Leonardo da Vinci, Head of an Old Man (Possibly a Self-Portrait?), red chalk on light brown paper, c.1495 or c.1514 (Biblioteca Reale, Turin)
Krinsky was most intrigued by the unusual decision to align a mythical figure and an artist, as opposed to a nobleman. "The interesting part is not the face itself but rather the portrayal of Leonardo as Orpheus -- in other words, as a musician in addition to being an artist, a scientific investigator ... Identifying a living person with a divinity is an idea that became even more popular as time went on, but if I'm not mistaken, the people so identified were usually kings, dukes, counts, and other noblemen rather than people who had to work for a living, as Leonardo had to do."
Krinsky concluded that even if Leonardo is depicted in the engraving, the artwork reveals little we don't already know about the Renaissance legend. "We are not looking at a new work by Leonardo himself. We learn little about his appearance that wasn't already known. The interesting discovery is that the face might be Leonardo's, and if so, one of Leonardo's contemporaries thought so well of him that he identified him with an Olympian divinity. Professor Duffin certainly deserves praise for drawing our attention to the print and its potential meaning, even if the print itself is no masterwork."
Dennis V. Geronimus, Associate Professor of Renaissance Art and Chair of the Department of Art History at NYU, was more skeptical of Duffin's claim. "A connection between the seated musician and Leonardo is possible, but I would not say that it's probable," he wrote. "There is no other Renaissance master from whose hand one might wish a newly discovered or previously overlooked image possibly to have sprung. The same may be said of of his own captured likeness, especially when that likeness corresponds with that of a long-haired and bearded, almost sorcerer-like figure. In both cases, the visual evidence very seldom bears up to sustained scrutiny."

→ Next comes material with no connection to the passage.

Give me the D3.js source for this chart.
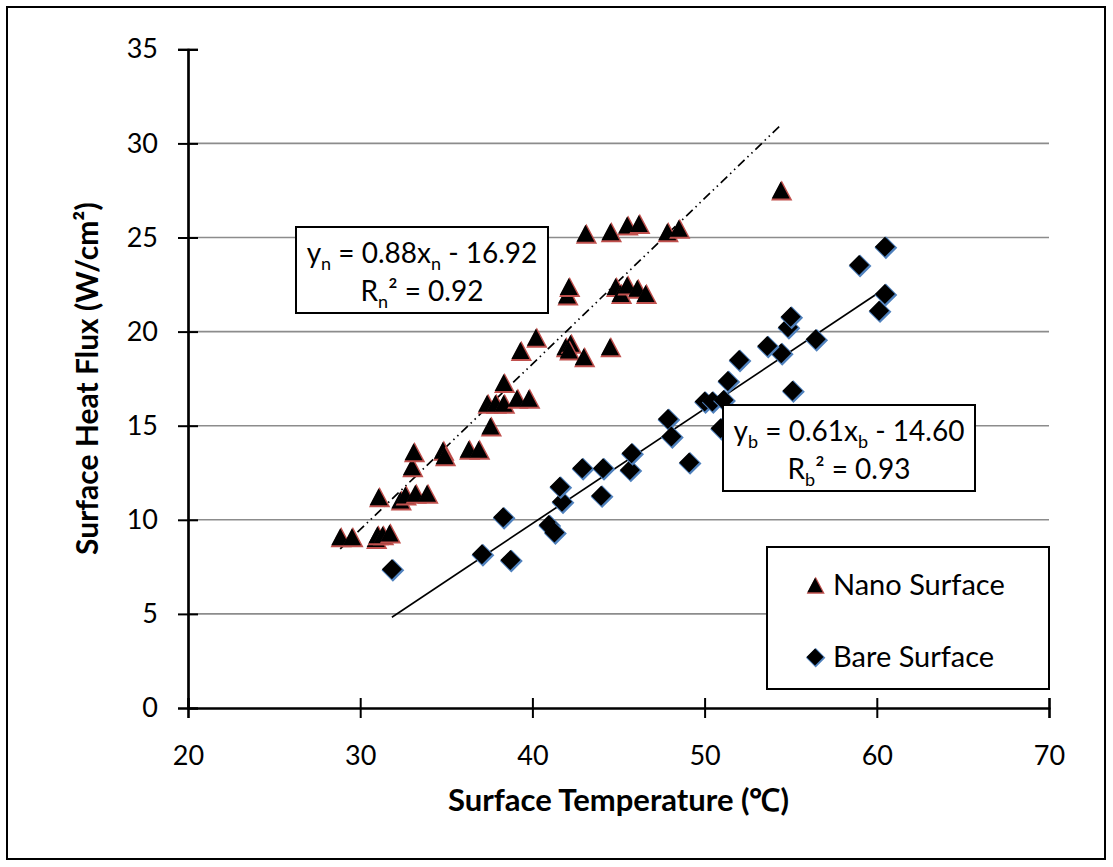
<!DOCTYPE html>
<html><head><meta charset="utf-8">
<script src="https://cdn.jsdelivr.net/npm/d3@7"></script>
<style>body{margin:0;background:#fff}svg{display:block}text{font-family:Lato,"Open Sans",sans-serif}</style>
</head><body><svg id="c" width="1113" height="867"></svg>
<script>
// ---- data ----
const nanoX = [28.84,29.52,30.9,31.0,31.3,31.7,31.07,32.33,32.62,33.2,33.88,33.0,33.1,34.8,34.9,36.3,36.88,37.56,37.37,37.85,38.33,39.1,39.79,38.33,39.3,40.2,41.92,42.21,42.11,42.98,44.5,42.01,42.11,44.83,45.12,45.5,46.09,46.57,43.08,44.53,45.5,46.18,47.83,48.5,54.42];
const nanoY = [9.10,9.10,9.0,9.2,9.2,9.3,11.23,11.05,11.32,11.41,11.41,12.82,13.62,13.7,13.4,13.75,13.75,14.98,16.19,16.19,16.19,16.46,16.46,17.29,19.0,19.7,19.2,19.38,19.02,18.67,19.2,21.94,22.39,22.39,22.03,22.48,22.3,22.03,25.22,25.31,25.66,25.75,25.31,25.49,27.52];
const bareX = [31.84,37.07,38.72,38.3,40.95,41.28,41.72,41.59,43.99,42.89,44.1,45.66,45.76,49.1,47.87,48.07,50.93,50.0,50.45,51.1,51.35,52.0,55.1,54.45,53.64,56.45,54.84,55.0,60.13,60.47,58.97,60.47];
const bareY = [7.37,8.17,7.86,10.13,9.72,9.32,10.96,11.76,11.28,12.74,12.74,12.65,13.53,13.05,15.36,14.42,14.86,16.28,16.28,16.37,17.38,18.49,16.86,18.85,19.23,19.59,20.23,20.79,21.11,22.0,23.54,24.51];
const nanoFit = [0.88, -16.92];   // slope, intercept
const bareFit = [0.61, -14.60];
const xTicks = [20,30,40,50,60,70];
const yTicks = [0,5,10,15,20,25,30,35];
const xMinor = [22,24,26,28,32,34,36,38,42,44,46,48,52,54,56,58,62,64,66,68];
const yMinor = d3.range(0,36).filter(v=>v%5!==0);
const seriesNames = ["Nano Surface","Bare Surface"];

// ---- chart ----
const svg = d3.select("#c");
const x = d3.scaleLinear().domain([20,70]).range([188,1049]);
const y = d3.scaleLinear().domain([0,35]).range([708,49.3]);

svg.append("rect").attr("x",7).attr("y",7).attr("width",1098).attr("height",852)
  .attr("fill","#fff").attr("stroke","#000").attr("stroke-width",2);

// gridlines
svg.append("g").selectAll("line").data(yTicks.filter(v=>v>0 && v<35)).join("line")
  .attr("x1",x(20)).attr("x2",x(70)).attr("y1",d=>y(d)).attr("y2",d=>y(d))
  .attr("stroke","#8c8c8c").attr("stroke-width",1.6);

// fit lines
function fitLine(fit, xs, dash){
  const x0=d3.min(xs), x1=d3.max(xs);
  svg.append("line").attr("x1",x(x0)).attr("y1",y(fit[0]*x0+fit[1]))
    .attr("x2",x(x1)).attr("y2",y(fit[0]*x1+fit[1]))
    .attr("stroke","#000").attr("stroke-width",1.7).attr("stroke-dasharray",dash);
}
fitLine(nanoFit, nanoX, "9,4,1.5,4,1.5,4");
fitLine(bareFit, bareX, null);

// axes
const fmt = d3.format("d");
const gx = svg.append("g").attr("transform",`translate(0,${y(0)})`);
gx.call(d3.axisBottom(x).tickValues(xMinor).tickSize(7).tickFormat(""));
gx.call(d3.axisBottom(x).tickValues(xTicks).tickSize(10).tickPadding(28).tickFormat(fmt));
gx.append("g").call(d3.axisTop(x).tickValues(xTicks).tickSize(10).tickFormat(""));
const gy = svg.append("g").attr("transform",`translate(${x(20)},0)`);
gy.call(d3.axisLeft(y).tickValues(yMinor).tickSize(7).tickFormat(""));
gy.call(d3.axisLeft(y).tickValues(yTicks).tickSize(10).tickPadding(20).tickFormat(fmt));
gy.append("g").call(d3.axisRight(y).tickValues(yTicks).tickSize(10).tickFormat(""));
svg.selectAll(".domain").attr("stroke","#000").attr("stroke-width",2.2);
svg.selectAll(".tick line").attr("stroke","#000").attr("stroke-width",2);
svg.selectAll(".tick text").attr("font-size",27).attr("fill","#000")
  .style("font-family","Lato, sans-serif");

// markers
const tri = "M0,-8.5L9,8.5L-9,8.5Z";
const dia = "M0,-10L10,0L0,10L-10,0Z";
function markers(xs, ys, path, col){
  const g = svg.append("g");
  const pts = xs.map((v,i)=>[v,ys[i]]);
  const m = g.selectAll("g").data(pts).join("g")
    .attr("transform",d=>`translate(${x(d[0])},${y(d[1])})`);
  m.append("path").attr("d",path).attr("transform","translate(1,1)").attr("fill",col).attr("stroke",col).attr("stroke-width",2);
  m.append("path").attr("d",path).attr("fill","#000");
}
markers(bareX, bareY, dia, "#4f81bd");
markers(nanoX, nanoY, tri, "#c0504d");

// equation boxes
function eqBox(bx, by, sub, fit, r2){
  const g = svg.append("g");
  g.append("rect").attr("x",bx).attr("y",by).attr("width",252).attr("height",86)
    .attr("fill","#fff").attr("stroke","#000").attr("stroke-width",2);
  const cx = bx+126;
  const t1 = g.append("text").attr("x",cx).attr("y",by+36).attr("text-anchor","middle").attr("font-size",28);
  t1.append("tspan").text("y");
  t1.append("tspan").text(sub).attr("font-size",18).attr("dy",7);
  t1.append("tspan").text(` = ${fit[0].toFixed(2)}x`).attr("dy",-7);
  t1.append("tspan").text(sub).attr("font-size",18).attr("dy",7);
  t1.append("tspan").text(` - ${Math.abs(fit[1]).toFixed(2)}`).attr("dy",-7);
  const t2 = g.append("text").attr("x",cx).attr("y",by+74).attr("text-anchor","middle").attr("font-size",28);
  t2.append("tspan").text("R");
  t2.append("tspan").text(sub).attr("font-size",18).attr("dy",7);
  t2.append("tspan").text("² = "+r2).attr("dy",-7);
}
eqBox(296,227,"n",nanoFit,"0.92");
eqBox(723,405,"b",bareFit,"0.93");

// legend
const lg = svg.append("g");
lg.append("rect").attr("x",767).attr("y",547).attr("width",282).attr("height",142)
  .attr("fill","#fff").attr("stroke","#000").attr("stroke-width",2);
const shapes=[[tri,"#c0504d"],[dia,"#4f81bd"]];
seriesNames.forEach((n,i)=>{
  const yy = 585 + i*72;
  const s = lg.append("g").attr("transform",`translate(815,${yy})`);
  s.append("path").attr("d",shapes[i][0]).attr("transform","translate(0.7,0.7) scale(0.85)").attr("fill",shapes[i][1]).attr("stroke",shapes[i][1]).attr("stroke-width",2);
  s.append("path").attr("d",shapes[i][0]).attr("transform","scale(0.85)").attr("fill","#000");
  lg.append("text").attr("x",833).attr("y",yy+10).attr("font-size",29).text(n);
});

// axis titles
svg.append("text").attr("x",(x(20)+x(70))/2).attr("y",811).attr("text-anchor","middle")
  .attr("font-size",31).attr("font-weight","bold").text("Surface Temperature (℃)");
svg.append("text").attr("transform",`translate(98,${(y(0)+y(35))/2}) rotate(-90)`).attr("text-anchor","middle")
  .attr("font-size",30).attr("font-weight","bold").text("Surface Heat Flux (W/cm²)");
</script></body></html>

He concluded: "In the case of the Raimondi engraving, the most straightforward interpretation is also the likeliest: The seated musician is Orpheus among the animals, the mythical figure shown playing a contemporary instrument -- be it a lute or, in this case, a lira da braccio -- as was so often the case in Renaissance imagery. [But] one could also imagine Raimondi possibly casting Orpheus in the guise of Leonardo, knowing as we do that the latter was something of a musical virtuoso."
If Duffin's theory turns out to be true, the clever professor will have discovered what's only the third known portrait of the iconic artist in existence. And one of the other two is in pretty bad shape, specifically, "damaged beyond repair." We're hoping Duffin's pivotal theory checks out and the world will have another shot to ogle Leo's curly locks.
We reached out to the Cleveland Museum of Art for comment and they have yet to respond.